Task brief:
Restate the whole listing word for word. Pictures are left out.

Dataset excerpt:
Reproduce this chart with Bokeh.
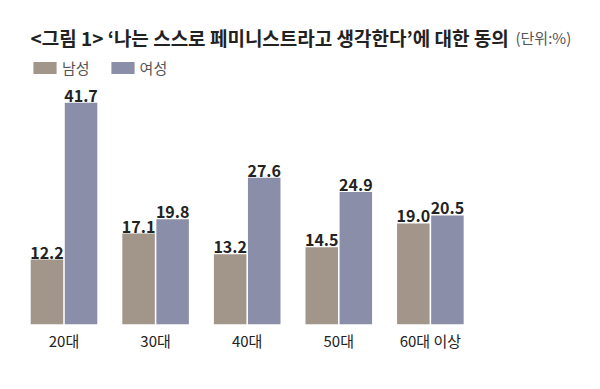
from bokeh.plotting import figure
from bokeh.models import ColumnDataSource, Label, Legend, LegendItem, FixedTicker
from bokeh.core.properties import value
from bokeh.embed import file_html
from bokeh.resources import INLINE

categories = ["20대", "30대", "40대", "50대", "60대 이상"]
male = [12.2, 17.1, 13.2, 14.5, 19.0]
female = [41.7, 19.8, 27.6, 24.9, 20.5]
series_names = ["남성", "여성"]
title_text = "<그림 1> ‘나는 스스로 페미니스트라고 생각한다’에 대한 동의"
unit_text = "(단위:%)"

FONT = "Noto Sans CJK KR"
MALE_C = "#A29589"
FEMALE_C = "#8B8EA8"

idx = list(range(len(categories)))
off = 0.186
bw = 0.355

src = ColumnDataSource(dict(
    xm=[i - off for i in idx], xf=[i + off for i in idx],
    male=male, female=female,
    ml=[f"{v:.1f}" for v in male], fl=[f"{v:.1f}" for v in female],
))

p = figure(width=592, height=381, output_backend="svg", toolbar_location=None,
           x_range=(-0.606, 5.77), y_range=(0, 59.4),
           min_border_left=8, min_border_right=0, min_border_top=8, min_border_bottom=57)
p.outline_line_color = None
p.grid.visible = False
p.yaxis.visible = False
p.background_fill_color = "white"
p.border_fill_color = "white"

rm = p.vbar(x="xm", top="male", width=bw, bottom=0, source=src, fill_color=MALE_C, line_color=None)
rf = p.vbar(x="xf", top="female", width=bw, bottom=0, source=src, fill_color=FEMALE_C, line_color=None)

for col, lab in (("xm", "ml"), ("xf", "fl")):
    top = "male" if col == "xm" else "female"
    p.text(x=col, y=top, text=lab, source=src, text_align="center", text_baseline="bottom",
           y_offset=-1, text_font=value(FONT), text_font_style="bold", text_font_size="16px",
           text_color="#222222")

xa = p.xaxis[0]
xa.ticker = FixedTicker(ticks=idx)
xa.major_label_overrides = {i: c for i, c in zip(idx, categories)}
xa.axis_line_color = None
xa.major_tick_line_color = None
xa.minor_tick_line_color = None
xa.major_tick_out = 0
xa.major_tick_in = 0
xa.minor_tick_out = 0
xa.major_label_standoff = 5
xa.major_label_text_font = FONT
xa.major_label_text_font_size = "15px"
xa.major_label_text_color = "#222222"

p.add_layout(Label(x=22, y=287, x_units="screen", y_units="screen", text=title_text,
                   text_font=FONT, text_font_style="bold", text_font_size="19px",
                   text_color="#222222", text_baseline="middle"))
p.add_layout(Label(x=507, y=287, x_units="screen", y_units="screen", text=unit_text,
                   text_font=FONT, text_font_size="15px",
                   text_color="#555555", text_baseline="middle"))

legend = Legend(items=[LegendItem(label=series_names[0], renderers=[rm]),
                       LegendItem(label=series_names[1], renderers=[rf])],
                location=(22, 246), orientation="horizontal",
                glyph_width=29, glyph_height=15, label_standoff=3, spacing=18,
                padding=0, margin=0, border_line_color=None, background_fill_alpha=0,
                label_text_font=FONT, label_text_font_size="15px", label_text_color="#555555",
                label_height=15)
p.add_layout(legend)

open("out.html", "w").write(file_html(p, INLINE))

The output:
Reproduce this chart with Bokeh.
from bokeh.plotting import figure
from bokeh.models import ColumnDataSource, Label, Legend, LegendItem, FixedTicker
from bokeh.core.properties import value
from bokeh.embed import file_html
from bokeh.resources import INLINE

categories = ["20대", "30대", "40대", "50대", "60대 이상"]
male = [12.2, 17.1, 13.2, 14.5, 19.0]
female = [41.7, 19.8, 27.6, 24.9, 20.5]
series_names = ["남성", "여성"]
title_text = "<그림 1> ‘나는 스스로 페미니스트라고 생각한다’에 대한 동의"
unit_text = "(단위:%)"

FONT = "Noto Sans CJK KR"
MALE_C = "#A29589"
FEMALE_C = "#8B8EA8"

idx = list(range(len(categories)))
off = 0.186
bw = 0.355

src = ColumnDataSource(dict(
    xm=[i - off for i in idx], xf=[i + off for i in idx],
    male=male, female=female,
    ml=[f"{v:.1f}" for v in male], fl=[f"{v:.1f}" for v in female],
))

p = figure(width=592, height=381, output_backend="svg", toolbar_location=None,
           x_range=(-0.606, 5.77), y_range=(0, 59.4),
           min_border_left=8, min_border_right=0, min_border_top=8, min_border_bottom=57)
p.outline_line_color = None
p.grid.visible = False
p.yaxis.visible = False
p.background_fill_color = "white"
p.border_fill_color = "white"

rm = p.vbar(x="xm", top="male", width=bw, bottom=0, source=src, fill_color=MALE_C, line_color=None)
rf = p.vbar(x="xf", top="female", width=bw, bottom=0, source=src, fill_color=FEMALE_C, line_color=None)

for col, lab in (("xm", "ml"), ("xf", "fl")):
    top = "male" if col == "xm" else "female"
    p.text(x=col, y=top, text=lab, source=src, text_align="center", text_baseline="bottom",
           y_offset=-1, text_font=value(FONT), text_font_style="bold", text_font_size="16px",
           text_color="#222222")

xa = p.xaxis[0]
xa.ticker = FixedTicker(ticks=idx)
xa.major_label_overrides = {i: c for i, c in zip(idx, categories)}
xa.axis_line_color = None
xa.major_tick_line_color = None
xa.minor_tick_line_color = None
xa.major_tick_out = 0
xa.major_tick_in = 0
xa.minor_tick_out = 0
xa.major_label_standoff = 5
xa.major_label_text_font = FONT
xa.major_label_text_font_size = "15px"
xa.major_label_text_color = "#222222"

p.add_layout(Label(x=22, y=287, x_units="screen", y_units="screen", text=title_text,
                   text_font=FONT, text_font_style="bold", text_font_size="19px",
                   text_color="#222222", text_baseline="middle"))
p.add_layout(Label(x=507, y=287, x_units="screen", y_units="screen", text=unit_text,
                   text_font=FONT, text_font_size="15px",
                   text_color="#555555", text_baseline="middle"))

legend = Legend(items=[LegendItem(label=series_names[0], renderers=[rm]),
                       LegendItem(label=series_names[1], renderers=[rf])],
                location=(22, 246), orientation="horizontal",
                glyph_width=29, glyph_height=15, label_standoff=3, spacing=18,
                padding=0, margin=0, border_line_color=None, background_fill_alpha=0,
                label_text_font=FONT, label_text_font_size="15px", label_text_color="#555555",
                label_height=15)
p.add_layout(legend)

open("out.html", "w").write(file_html(p, INLINE))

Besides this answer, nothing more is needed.